One method under trial in some countries involves monitoring activity in, say, the cellphone tower of a particular site, such as a railway station or industrial installation. This is legally possible and doable. The technology involves looking for certain patterns amidst the plethora of mobile phones used by people visiting a station. Those making lengthy calls are filtered out.
Terrorists invariably make very brief calls to avoid being overheard or taped. They inform their handlers that they have reached a destination, and later report success or failure; this digital signature is how they are traced later. Sometimes it takes only a few hours to unravel a conspiracy and identify the culprits and the location of their handlers. Cyber sleuths ‘listen in’ at towers in sensitive public places and create Big Data platforms for Virtual Intelligence Collection and Analysis System (VICAS) for speedy responses.
Ultimately, the challenge is to ‘listen in’ in the vicinity of likely terrorist hideouts and share intelligence through Interpol; the technology is being constantly improved and is reputed to have thwarted attacks in some places. As the technology improves, it may be possible to monitor large public gatherings, such as Narendra Modi’s rally in Patna in 2014, where some bombs went off and others were recovered later, and protect innocent civilians.
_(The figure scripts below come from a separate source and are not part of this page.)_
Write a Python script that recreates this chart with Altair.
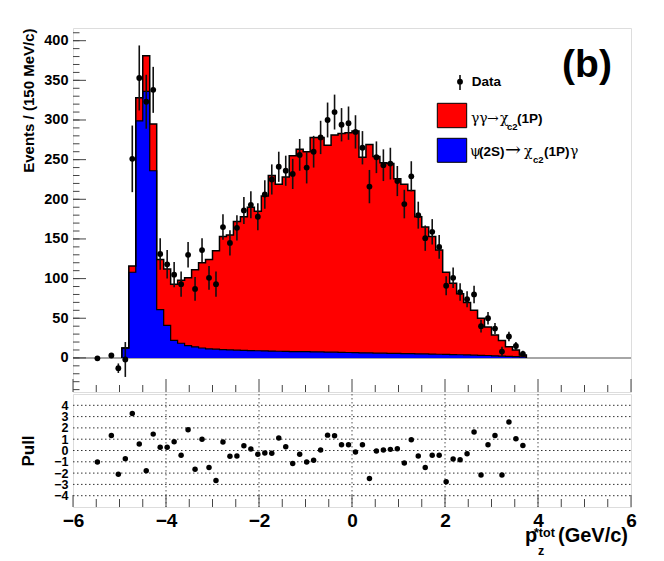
import altair as alt
import pandas as pd

# ---------------- data ----------------
X_MIN = -6.0
BIN_W = 0.15  # GeV/c

hist_bins = list(range(7, 65))
total_hist = [12.6, 116, 328, 381, 295, 124, 112, 93, 98, 101, 111, 120, 124, 135,
              153, 155, 172, 178, 190, 185, 204, 230, 219, 228, 255, 263, 260, 278,
              278, 268, 281, 283, 284, 286, 253, 269, 254, 246, 245, 226, 219, 211,
              178, 165, 153, 136, 108, 94, 81, 70, 60, 50, 39, 29, 22, 14, 10, 3.5]
blue_hist = [12.6, 108, 299, 336, 236, 61, 41, 22, 18.5, 15.5, 14, 12.5, 11.5, 11,
             10.5, 10, 9.8, 9.5, 9.2, 9, 8.8, 8.6, 8.4, 8.2, 8, 7.8, 7.8, 7.6, 7.5,
             7.3, 7.2, 7, 6.8, 6.6, 6.4, 6.3, 6.1, 6, 5.8, 5.6, 5.5, 5.3, 5.1, 5,
             4.8, 4.6, 4.4, 4.2, 4, 3.8, 3.5, 3.2, 3, 2.6, 2.3, 2, 1.6, 1.2]

data_bins = [3, 5] + list(range(6, 65))
data_vals = [-0.5, 3, -13, -2, 251, 353, 323, 338, 131, 118, 105, 93, 130, 87, 136,
             101, 93, 165, 145, 164, 186, 193, 178, 206, 225, 241, 236, 232, 256,
             240, 260, 278, 300, 310, 294, 296, 285, 265, 216, 253, 243, 245, 223,
             194, 229, 180, 151, 159, 140, 91, 101, 83, 74, 80, 40, 50, 37, 8, 27,
             15, 5]
data_errs = [2, 3, 6, 22, 42, 41, 34, 29, 20, 18, 16, 16, 16, 15, 15, 15, 16, 16,
             16, 16, 17, 17, 17, 18, 19, 19, 19, 19, 20, 20, 20, 21, 22, 22, 21, 21,
             21, 21, 21, 20, 20, 20, 19, 18, 19, 17, 16, 16, 15, 12, 13, 11, 10, 11,
             8, 8, 7, 6, 6, 5, 4]
pull_vals = [-1.01, 1.33, -2.1, -0.72, 3.27, 0.57, -1.8, 1.45, 0.28, 0.28, 0.78,
             -0.43, 1.83, -1.66, 1.0, -1.51, -2.65, 0.75, -0.51, -0.48, 0.43, 0.13,
             -0.34, -0.22, -0.25, 1.1, 0.34, -1.16, -0.34, -1.01, -0.87, 0.04, 1.36,
             1.30, 0.51, 0.51, -0.13, 0.51, -2.48, -0.04, 0.04, 0.10, 0.16, -1.1,
             0.95, -0.48, -1.51, -0.43, -0.43, -2.77, -0.75, -0.81, -0.28, 1.63,
             -2.16, 0.51, 1.33, -2.16, 2.53, 1.04, 0.45]

x_major = [-6, -4, -2, 0, 2, 4, 6]
x_minor = [-5.5, -5, -4.5, -3.5, -3, -2.5, -1.5, -1, -0.5, 0.5, 1, 1.5, 2.5, 3,
           3.5, 4.5, 5, 5.5]
x_grid = [-4, -2, 0, 2, 4]
y_major_top = [0, 50, 100, 150, 200, 250, 300, 350, 400]
y_minor_top = list(range(-40, 420, 10))
pull_ticks = [-4, -3, -2, -1, 0, 1, 2, 3, 4]

# ---------------- tables ----------------
lo_edges = [X_MIN + BIN_W * k for k in hist_bins]
last_edge = X_MIN + BIN_W * (hist_bins[-1] + 1)


def step_table(values):
    xs = lo_edges + [last_edge]
    ys = list(values) + [values[-1]]
    return pd.DataFrame({"x": xs, "y": ys, "b": [0.0] * len(xs)})


def outline(values):
    xs = [lo_edges[0]] + lo_edges + [last_edge]
    ys = [0.0] + list(values) + [0.0]
    return pd.DataFrame({"x": xs, "y": ys, "i": list(range(len(xs)))})


total_fill = step_table(total_hist)
blue_fill = step_table(blue_hist)
total_line = outline(total_hist)
blue_line = outline(blue_hist)

pts = pd.DataFrame({
    "x": [X_MIN + BIN_W * (k + 0.5) for k in data_bins],
    "v": data_vals,
    "e": data_errs,
    "pull": pull_vals,
})
pts["lo"] = pts["v"] - pts["e"]
pts["hi"] = pts["v"] + pts["e"]

FONT = "Liberation Sans"
SERIF = "DejaVu Serif"
W = 558
H_TOP = 364
H_BOT = 113

xscale = alt.Scale(domain=[-6, 6], nice=False, zero=False)
yscale_top = alt.Scale(domain=[-43, 416], nice=False, zero=False)
yscale_bot = alt.Scale(domain=[-5, 5], nice=False, zero=False)

y_top_axis = alt.Axis(values=y_major_top, format="d", title="Events / (150 MeV/c)",
                      ticks=False, domain=False, grid=False, labelFont=FONT,
                      labelFontSize=14.5, labelFontWeight="bold", labelPadding=5,
                      labelOverlap=False, labelFlush=False, titleFont=FONT,
                      titleFontSize=15, titleFontWeight="bold", titleAnchor="end",
                      titlePadding=7, titleColor="black", labelColor="black")


def XT(field):
    return alt.X(field, type="quantitative", scale=xscale, axis=None)


def YT(field):
    return alt.Y(field, type="quantitative", scale=yscale_top, axis=y_top_axis)


ann = pd.DataFrame({"a": [0]})


def txt(s, x, y, size, weight="bold", font=FONT, align="left"):
    return alt.Chart(ann).mark_text(text=s, align=align, baseline="alphabetic",
                                    font=font, fontSize=size, fontWeight=weight,
                                    color="black").encode(x=alt.value(x), y=alt.value(y))


zero_df = pd.DataFrame({"z": [0.0]})
zero_line = alt.Chart(zero_df).mark_rule(color="#888888", strokeWidth=1.5).encode(
    y=YT("z"), x=alt.value(0), x2=alt.value(W))

red_fill = alt.Chart(total_fill).mark_area(interpolate="step-after", color="#ff0000",
                                           opacity=1).encode(
    x=XT("x"), y=YT("y"), y2="b")
blu_fill = alt.Chart(blue_fill).mark_area(interpolate="step-after", color="#0000ff",
                                          opacity=1).encode(
    x=XT("x"), y=YT("y"), y2="b")
tot_out = alt.Chart(total_line).mark_line(interpolate="step-after", color="black",
                                          strokeWidth=1.5).encode(
    x=XT("x"), y=YT("y"), order="i:Q")
blue_out = alt.Chart(blue_line).mark_line(interpolate="step-after", color="black",
                                          strokeWidth=1.2).encode(
    x=XT("x"), y=YT("y"), order="i:Q")

ytm = pd.DataFrame({"v": y_major_top})
ytn = pd.DataFrame({"v": y_minor_top})
xtm = pd.DataFrame({"v": x_major})
xtn = pd.DataFrame({"v": x_minor})

tick_col = "#444444"
ytick_major = alt.Chart(ytm).mark_rule(color=tick_col, strokeWidth=1).encode(
    y=YT("v"), x=alt.value(0), x2=alt.value(13))
ytick_minor = alt.Chart(ytn).mark_rule(color=tick_col, strokeWidth=1).encode(
    y=YT("v"), x=alt.value(0), x2=alt.value(6.5))
xtick_major_t = alt.Chart(xtm).mark_rule(color=tick_col, strokeWidth=1).encode(
    x=XT("v"), y=alt.value(H_TOP), y2=alt.value(H_TOP - 13))
xtick_minor_t = alt.Chart(xtn).mark_rule(color=tick_col, strokeWidth=1).encode(
    x=XT("v"), y=alt.value(H_TOP), y2=alt.value(H_TOP - 7))

err_bars = alt.Chart(pts).mark_rule(color="#111111", strokeWidth=1.6).encode(
    x=XT("x"), y=YT("lo"), y2="hi")
dots = alt.Chart(pts).mark_point(filled=True, shape="circle", size=34, color="black",
                                 opacity=1).encode(x=XT("x"), y=YT("v"))

# legend
leg_bar = alt.Chart(ann).mark_rule(color="black", strokeWidth=1.5).encode(
    x=alt.value(387), y=alt.value(47), y2=alt.value(62))
leg_dot = alt.Chart(ann).mark_point(filled=True, shape="circle", size=34, color="black",
                                    opacity=1).encode(x=alt.value(387), y=alt.value(53.7))
leg_red = alt.Chart(ann).mark_rect(fill="#ff0000", stroke="black", strokeWidth=1).encode(
    x=alt.value(364.3), x2=alt.value(393.7), y=alt.value(75.3), y2=alt.value(99.7))
leg_blue = alt.Chart(ann).mark_rect(fill="#0000ff", stroke="black", strokeWidth=1).encode(
    x=alt.value(364.3), x2=alt.value(393.7), y=alt.value(110.3), y2=alt.value(134.3))

legend_texts = [
    txt("Data", 398.7, 58, 13.5),
    txt("γγ", 398, 95, 14, weight="normal", font=SERIF),
    txt("→", 414, 95, 14, weight="normal", font=SERIF),
    txt("χ", 427, 95, 14, weight="normal", font=SERIF),
    txt("c2", 434, 102, 9.5),
    txt("(1P)", 444, 95, 13.5),
    txt("ψ", 397, 127.5, 14, weight="normal", font=SERIF),
    txt("(2S)", 406, 127.5, 13.5),
    txt("→", 432, 127.5, 19, weight="normal", font=SERIF),
    txt("χ", 451, 127.5, 14, weight="normal", font=SERIF),
    txt("c2", 460, 134.5, 9.5),
    txt("(1P)", 471, 127.5, 13.5),
    txt("γ", 497, 127.5, 14, weight="normal", font=SERIF),
    txt("(b)", 514, 49, 39, align="center"),
]

top = alt.layer(zero_line, red_fill, blu_fill, tot_out, blue_out, ytick_minor,
                ytick_major, xtick_minor_t, xtick_major_t, err_bars, dots,
                leg_bar, leg_dot, leg_red, leg_blue, *legend_texts).properties(
    width=W, height=H_TOP)

# ---------------- pull panel ----------------
x_bot_axis = alt.Axis(values=x_major, format="d", title=None, ticks=False, domain=False,
                      grid=False, labelFont=FONT, labelFontSize=19,
                      labelFontWeight="bold", labelPadding=4, labelColor="black",
                      labelOverlap=False, labelFlush=False)
y_bot_axis = alt.Axis(values=pull_ticks, format="d", title="Pull", ticks=False,
                      domain=False, grid=False, labelFont=FONT, labelFontSize=12.5,
                      labelFontWeight="bold", labelPadding=5, labelOverlap=False,
                      labelFlush=False, labelColor="black", titleFont=FONT,
                      titleFontSize=17, titleFontWeight="bold", titlePadding=16,
                      titleColor="black")


def XB(field):
    return alt.X(field, type="quantitative", scale=xscale, axis=x_bot_axis)


def YB(field):
    return alt.Y(field, type="quantitative", scale=yscale_bot, axis=y_bot_axis)


hgrid = alt.Chart(pd.DataFrame({"v": pull_ticks})).mark_rule(
    color="#333333", strokeWidth=1, strokeDash=[1.5, 2.5]).encode(
    y=YB("v"), x=alt.value(0), x2=alt.value(W))
vgrid = alt.Chart(pd.DataFrame({"v": x_grid})).mark_rule(
    color="#555555", strokeWidth=1, strokeDash=[1.5, 2.5]).encode(
    x=XB("v"), y=alt.value(0), y2=alt.value(H_BOT))
xtick_major_b = alt.Chart(xtm).mark_rule(color=tick_col, strokeWidth=1).encode(
    x=XB("v"), y=alt.value(H_BOT), y2=alt.value(H_BOT - 12))
xtick_minor_b = alt.Chart(xtn).mark_rule(color=tick_col, strokeWidth=1).encode(
    x=XB("v"), y=alt.value(H_BOT), y2=alt.value(H_BOT - 8))
pull_dots = alt.Chart(pts).mark_point(filled=True, shape="circle", size=30,
                                      color="black", opacity=1).encode(
    x=XB("x"), y=YB("pull"))

xtitle = [
    txt("p", 452, 148, 20),
    txt("z", 465, 161, 12.5),
    txt("*tot", 461, 143, 12.5),
    txt("(GeV/c)", 485, 147.5, 20),
]

bottom = alt.layer(hgrid, vgrid, xtick_minor_b, xtick_major_b, pull_dots,
                   *xtitle).properties(width=W, height=H_BOT)

chart = alt.vconcat(top, bottom, spacing=0).properties(
    padding={"left": 11, "top": 19, "right": 10, "bottom": 2},
    background="white",
).configure_view(stroke="#222222", strokeWidth=1).configure(font=FONT)

chart.save("out.html", embed_options={"renderer": "svg", "actions": False})
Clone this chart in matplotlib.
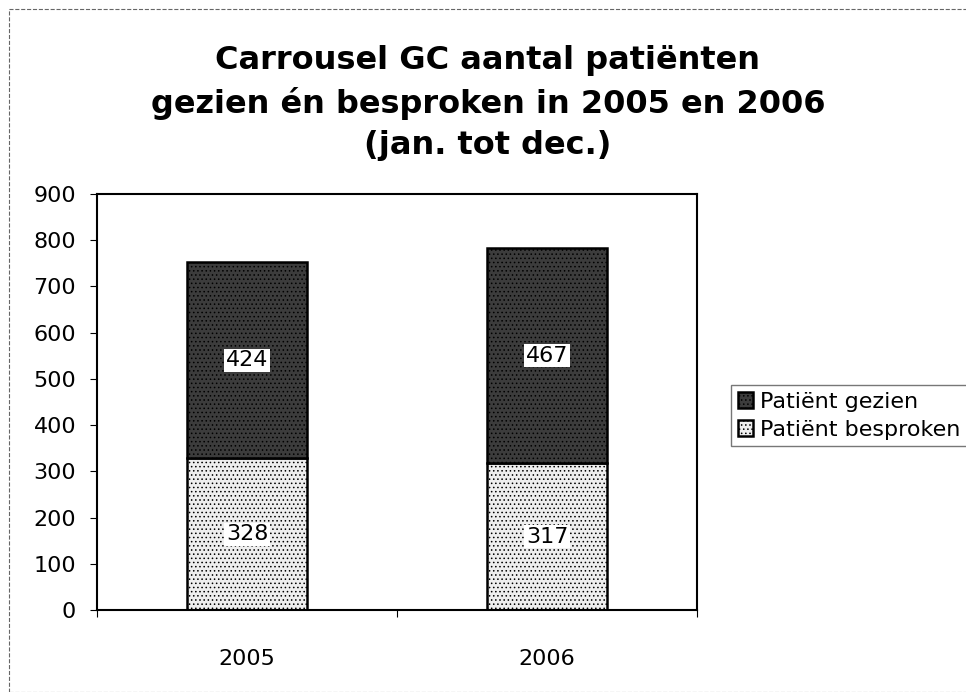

However, an insurmountable problem remains the ready access to weapons by terrorist groups. So far, all weapons-producing nations have refused to bring ‘small arms under the ambit of international arms control treaties. These weapons are a major revenue earner for the nations concerned, and populate the illicit arms bazar. They are lethal enough to wreak havoc in crowded places, such as coffee houses. The failure to regulate their sales enables nations to distribute arms to proxy groups in order to achieve certain political objectives. This makes a mockery of all international counter-terrorism efforts and protocols. The UN Global Counter-Terrorism Strategy needs to revisit this issue with utmost seriousness.